--- BEGIN Dataset excerpt ---

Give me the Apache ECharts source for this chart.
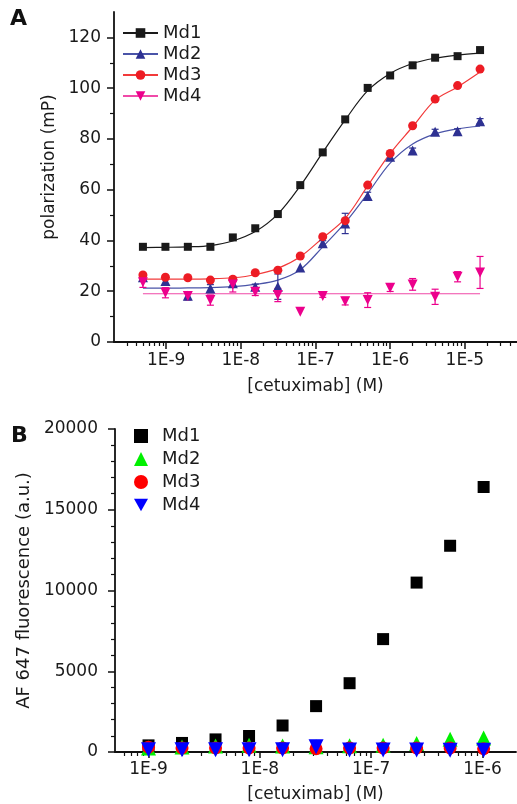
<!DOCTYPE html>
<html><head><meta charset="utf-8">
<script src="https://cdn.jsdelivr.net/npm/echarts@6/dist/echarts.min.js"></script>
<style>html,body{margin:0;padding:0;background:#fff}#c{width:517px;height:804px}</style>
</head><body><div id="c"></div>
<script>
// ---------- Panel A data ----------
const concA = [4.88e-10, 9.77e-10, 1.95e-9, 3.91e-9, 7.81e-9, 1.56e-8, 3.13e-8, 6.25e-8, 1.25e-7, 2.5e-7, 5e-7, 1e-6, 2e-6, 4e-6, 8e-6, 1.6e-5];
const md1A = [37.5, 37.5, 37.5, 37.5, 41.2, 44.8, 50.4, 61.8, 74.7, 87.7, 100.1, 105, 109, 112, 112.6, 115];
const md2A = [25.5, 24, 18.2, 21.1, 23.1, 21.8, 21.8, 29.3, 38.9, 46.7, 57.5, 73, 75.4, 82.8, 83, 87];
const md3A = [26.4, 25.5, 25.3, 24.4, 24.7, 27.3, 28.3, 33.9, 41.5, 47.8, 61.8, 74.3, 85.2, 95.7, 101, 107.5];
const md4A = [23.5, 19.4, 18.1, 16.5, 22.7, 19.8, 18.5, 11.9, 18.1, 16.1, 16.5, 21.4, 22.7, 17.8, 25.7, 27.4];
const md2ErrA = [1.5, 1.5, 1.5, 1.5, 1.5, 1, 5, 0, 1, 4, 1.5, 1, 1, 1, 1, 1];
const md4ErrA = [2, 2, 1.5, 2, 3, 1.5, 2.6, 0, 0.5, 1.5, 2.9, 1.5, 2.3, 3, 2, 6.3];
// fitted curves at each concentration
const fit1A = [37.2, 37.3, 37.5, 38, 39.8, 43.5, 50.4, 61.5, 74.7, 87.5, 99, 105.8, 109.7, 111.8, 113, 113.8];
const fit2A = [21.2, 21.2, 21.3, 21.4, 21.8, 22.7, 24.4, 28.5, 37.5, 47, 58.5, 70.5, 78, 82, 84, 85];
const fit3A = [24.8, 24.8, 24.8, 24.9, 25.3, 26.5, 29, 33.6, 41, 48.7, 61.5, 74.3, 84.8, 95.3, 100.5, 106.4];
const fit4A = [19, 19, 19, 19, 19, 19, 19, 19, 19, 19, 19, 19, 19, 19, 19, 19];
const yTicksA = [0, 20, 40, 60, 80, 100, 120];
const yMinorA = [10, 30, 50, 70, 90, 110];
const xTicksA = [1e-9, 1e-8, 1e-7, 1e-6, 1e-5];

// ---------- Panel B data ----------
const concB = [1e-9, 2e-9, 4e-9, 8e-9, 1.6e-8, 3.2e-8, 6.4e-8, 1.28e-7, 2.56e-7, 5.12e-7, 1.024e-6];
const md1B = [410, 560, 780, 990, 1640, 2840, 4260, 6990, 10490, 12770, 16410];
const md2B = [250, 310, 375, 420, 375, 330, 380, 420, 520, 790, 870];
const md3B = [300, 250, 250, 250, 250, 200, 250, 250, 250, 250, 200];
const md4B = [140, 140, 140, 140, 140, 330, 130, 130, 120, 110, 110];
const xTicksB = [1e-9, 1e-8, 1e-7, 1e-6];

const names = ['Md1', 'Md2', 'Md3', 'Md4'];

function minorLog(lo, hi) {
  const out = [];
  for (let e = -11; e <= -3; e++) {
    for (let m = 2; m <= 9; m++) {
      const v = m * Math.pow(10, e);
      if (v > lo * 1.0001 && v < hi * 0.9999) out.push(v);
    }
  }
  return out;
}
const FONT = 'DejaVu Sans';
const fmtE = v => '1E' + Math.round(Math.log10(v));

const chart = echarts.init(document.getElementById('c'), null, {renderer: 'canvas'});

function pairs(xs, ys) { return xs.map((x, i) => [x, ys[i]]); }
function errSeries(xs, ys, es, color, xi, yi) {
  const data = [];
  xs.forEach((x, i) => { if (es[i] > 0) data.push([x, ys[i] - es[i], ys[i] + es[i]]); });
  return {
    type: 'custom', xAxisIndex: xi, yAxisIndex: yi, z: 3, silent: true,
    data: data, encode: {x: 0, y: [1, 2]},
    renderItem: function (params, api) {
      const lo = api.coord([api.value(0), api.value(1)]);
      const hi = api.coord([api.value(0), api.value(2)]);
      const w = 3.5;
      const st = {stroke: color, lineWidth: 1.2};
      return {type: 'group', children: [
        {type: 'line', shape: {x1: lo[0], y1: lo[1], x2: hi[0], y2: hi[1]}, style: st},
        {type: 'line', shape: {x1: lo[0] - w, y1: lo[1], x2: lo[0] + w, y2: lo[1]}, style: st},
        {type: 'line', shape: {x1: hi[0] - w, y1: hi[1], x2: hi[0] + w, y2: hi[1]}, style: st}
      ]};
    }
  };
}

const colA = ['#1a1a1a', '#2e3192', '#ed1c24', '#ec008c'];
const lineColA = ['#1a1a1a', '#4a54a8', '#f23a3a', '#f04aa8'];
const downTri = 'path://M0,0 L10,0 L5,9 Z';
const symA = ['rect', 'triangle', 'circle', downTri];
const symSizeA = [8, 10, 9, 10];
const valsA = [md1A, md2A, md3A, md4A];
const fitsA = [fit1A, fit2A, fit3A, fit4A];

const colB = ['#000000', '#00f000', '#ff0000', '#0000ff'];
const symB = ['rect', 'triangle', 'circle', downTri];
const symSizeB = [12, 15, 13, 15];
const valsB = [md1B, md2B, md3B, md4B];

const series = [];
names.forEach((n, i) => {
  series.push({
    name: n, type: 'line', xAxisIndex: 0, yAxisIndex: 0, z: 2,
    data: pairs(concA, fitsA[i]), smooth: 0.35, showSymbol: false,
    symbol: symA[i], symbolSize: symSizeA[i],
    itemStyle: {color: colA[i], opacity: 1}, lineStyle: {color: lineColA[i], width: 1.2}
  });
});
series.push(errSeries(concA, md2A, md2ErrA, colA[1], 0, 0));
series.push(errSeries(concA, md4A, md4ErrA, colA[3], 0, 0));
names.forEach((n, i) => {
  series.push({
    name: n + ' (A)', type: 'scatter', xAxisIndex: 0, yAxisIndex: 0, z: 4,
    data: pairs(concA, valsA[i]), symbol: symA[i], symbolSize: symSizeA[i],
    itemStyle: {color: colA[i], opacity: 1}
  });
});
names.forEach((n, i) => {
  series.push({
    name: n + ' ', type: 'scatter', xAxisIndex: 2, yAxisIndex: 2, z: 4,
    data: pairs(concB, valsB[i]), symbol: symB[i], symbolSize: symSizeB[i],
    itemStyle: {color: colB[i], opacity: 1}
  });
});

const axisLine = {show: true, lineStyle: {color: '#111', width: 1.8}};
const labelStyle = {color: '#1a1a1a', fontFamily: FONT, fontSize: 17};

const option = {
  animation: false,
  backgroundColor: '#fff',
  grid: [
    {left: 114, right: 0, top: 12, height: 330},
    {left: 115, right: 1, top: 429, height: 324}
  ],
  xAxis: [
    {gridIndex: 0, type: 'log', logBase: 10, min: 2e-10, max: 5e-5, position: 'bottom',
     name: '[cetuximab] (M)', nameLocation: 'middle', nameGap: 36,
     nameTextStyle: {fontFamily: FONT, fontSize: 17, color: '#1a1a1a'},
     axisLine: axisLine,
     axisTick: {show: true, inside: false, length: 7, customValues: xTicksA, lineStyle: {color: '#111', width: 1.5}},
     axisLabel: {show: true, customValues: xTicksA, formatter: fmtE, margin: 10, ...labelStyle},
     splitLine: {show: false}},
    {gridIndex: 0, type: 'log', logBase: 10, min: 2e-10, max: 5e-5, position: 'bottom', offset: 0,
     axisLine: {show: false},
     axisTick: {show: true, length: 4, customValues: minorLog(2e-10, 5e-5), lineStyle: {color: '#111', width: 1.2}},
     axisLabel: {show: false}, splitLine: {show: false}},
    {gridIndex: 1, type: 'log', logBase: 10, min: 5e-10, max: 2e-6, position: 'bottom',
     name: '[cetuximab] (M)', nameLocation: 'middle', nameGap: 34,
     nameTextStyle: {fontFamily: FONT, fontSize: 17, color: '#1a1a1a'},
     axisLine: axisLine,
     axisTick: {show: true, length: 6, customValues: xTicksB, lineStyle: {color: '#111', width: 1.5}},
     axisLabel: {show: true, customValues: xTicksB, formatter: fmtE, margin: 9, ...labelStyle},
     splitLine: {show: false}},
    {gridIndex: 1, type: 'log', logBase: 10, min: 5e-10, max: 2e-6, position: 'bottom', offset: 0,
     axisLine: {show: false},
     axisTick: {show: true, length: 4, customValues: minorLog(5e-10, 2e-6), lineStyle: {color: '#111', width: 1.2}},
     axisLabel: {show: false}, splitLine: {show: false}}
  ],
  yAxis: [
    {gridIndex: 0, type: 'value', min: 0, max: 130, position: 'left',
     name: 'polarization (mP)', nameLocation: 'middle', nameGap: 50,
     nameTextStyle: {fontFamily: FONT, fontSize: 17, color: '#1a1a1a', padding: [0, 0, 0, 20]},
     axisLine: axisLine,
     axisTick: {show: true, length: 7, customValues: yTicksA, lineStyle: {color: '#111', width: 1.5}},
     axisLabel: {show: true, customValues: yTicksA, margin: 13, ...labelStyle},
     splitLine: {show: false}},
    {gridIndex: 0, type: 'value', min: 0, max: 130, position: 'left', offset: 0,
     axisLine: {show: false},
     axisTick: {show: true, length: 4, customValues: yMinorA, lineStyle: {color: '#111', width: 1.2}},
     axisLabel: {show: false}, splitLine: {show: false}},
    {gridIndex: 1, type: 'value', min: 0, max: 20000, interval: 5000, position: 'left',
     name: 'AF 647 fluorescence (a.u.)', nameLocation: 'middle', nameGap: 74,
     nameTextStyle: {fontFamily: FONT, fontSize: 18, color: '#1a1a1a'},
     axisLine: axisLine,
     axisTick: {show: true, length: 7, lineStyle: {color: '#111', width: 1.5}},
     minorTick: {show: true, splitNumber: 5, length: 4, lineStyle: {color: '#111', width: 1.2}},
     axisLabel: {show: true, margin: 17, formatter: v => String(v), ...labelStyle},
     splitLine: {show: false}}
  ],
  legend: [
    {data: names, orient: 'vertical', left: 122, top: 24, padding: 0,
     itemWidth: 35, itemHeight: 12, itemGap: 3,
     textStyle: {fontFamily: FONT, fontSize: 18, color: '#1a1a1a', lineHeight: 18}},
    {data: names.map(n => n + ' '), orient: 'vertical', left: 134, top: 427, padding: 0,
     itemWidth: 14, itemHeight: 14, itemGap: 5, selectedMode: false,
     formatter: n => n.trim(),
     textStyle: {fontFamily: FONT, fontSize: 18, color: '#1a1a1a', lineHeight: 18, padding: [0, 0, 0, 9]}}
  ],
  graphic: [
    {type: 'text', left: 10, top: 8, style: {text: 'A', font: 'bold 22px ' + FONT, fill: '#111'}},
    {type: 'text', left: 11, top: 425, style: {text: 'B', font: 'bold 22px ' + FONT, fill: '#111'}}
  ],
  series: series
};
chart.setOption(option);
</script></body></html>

--- END Dataset excerpt ---

Starting with the first line of the data above and ending with the line containing "const names = ['Md1', 'Md2', 'Md3', 'Md4'];", please restate every line exactly, leaving images out.

Give me the Apache ECharts source for this chart.
<!DOCTYPE html>
<html><head><meta charset="utf-8">
<script src="https://cdn.jsdelivr.net/npm/echarts@6/dist/echarts.min.js"></script>
<style>html,body{margin:0;padding:0;background:#fff}#c{width:517px;height:804px}</style>
</head><body><div id="c"></div>
<script>
// ---------- Panel A data ----------
const concA = [4.88e-10, 9.77e-10, 1.95e-9, 3.91e-9, 7.81e-9, 1.56e-8, 3.13e-8, 6.25e-8, 1.25e-7, 2.5e-7, 5e-7, 1e-6, 2e-6, 4e-6, 8e-6, 1.6e-5];
const md1A = [37.5, 37.5, 37.5, 37.5, 41.2, 44.8, 50.4, 61.8, 74.7, 87.7, 100.1, 105, 109, 112, 112.6, 115];
const md2A = [25.5, 24, 18.2, 21.1, 23.1, 21.8, 21.8, 29.3, 38.9, 46.7, 57.5, 73, 75.4, 82.8, 83, 87];
const md3A = [26.4, 25.5, 25.3, 24.4, 24.7, 27.3, 28.3, 33.9, 41.5, 47.8, 61.8, 74.3, 85.2, 95.7, 101, 107.5];
const md4A = [23.5, 19.4, 18.1, 16.5, 22.7, 19.8, 18.5, 11.9, 18.1, 16.1, 16.5, 21.4, 22.7, 17.8, 25.7, 27.4];
const md2ErrA = [1.5, 1.5, 1.5, 1.5, 1.5, 1, 5, 0, 1, 4, 1.5, 1, 1, 1, 1, 1];
const md4ErrA = [2, 2, 1.5, 2, 3, 1.5, 2.6, 0, 0.5, 1.5, 2.9, 1.5, 2.3, 3, 2, 6.3];
// fitted curves at each concentration
const fit1A = [37.2, 37.3, 37.5, 38, 39.8, 43.5, 50.4, 61.5, 74.7, 87.5, 99, 105.8, 109.7, 111.8, 113, 113.8];
const fit2A = [21.2, 21.2, 21.3, 21.4, 21.8, 22.7, 24.4, 28.5, 37.5, 47, 58.5, 70.5, 78, 82, 84, 85];
const fit3A = [24.8, 24.8, 24.8, 24.9, 25.3, 26.5, 29, 33.6, 41, 48.7, 61.5, 74.3, 84.8, 95.3, 100.5, 106.4];
const fit4A = [19, 19, 19, 19, 19, 19, 19, 19, 19, 19, 19, 19, 19, 19, 19, 19];
const yTicksA = [0, 20, 40, 60, 80, 100, 120];
const yMinorA = [10, 30, 50, 70, 90, 110];
const xTicksA = [1e-9, 1e-8, 1e-7, 1e-6, 1e-5];

// ---------- Panel B data ----------
const concB = [1e-9, 2e-9, 4e-9, 8e-9, 1.6e-8, 3.2e-8, 6.4e-8, 1.28e-7, 2.56e-7, 5.12e-7, 1.024e-6];
const md1B = [410, 560, 780, 990, 1640, 2840, 4260, 6990, 10490, 12770, 16410];
const md2B = [250, 310, 375, 420, 375, 330, 380, 420, 520, 790, 870];
const md3B = [300, 250, 250, 250, 250, 200, 250, 250, 250, 250, 200];
const md4B = [140, 140, 140, 140, 140, 330, 130, 130, 120, 110, 110];
const xTicksB = [1e-9, 1e-8, 1e-7, 1e-6];

const names = ['Md1', 'Md2', 'Md3', 'Md4'];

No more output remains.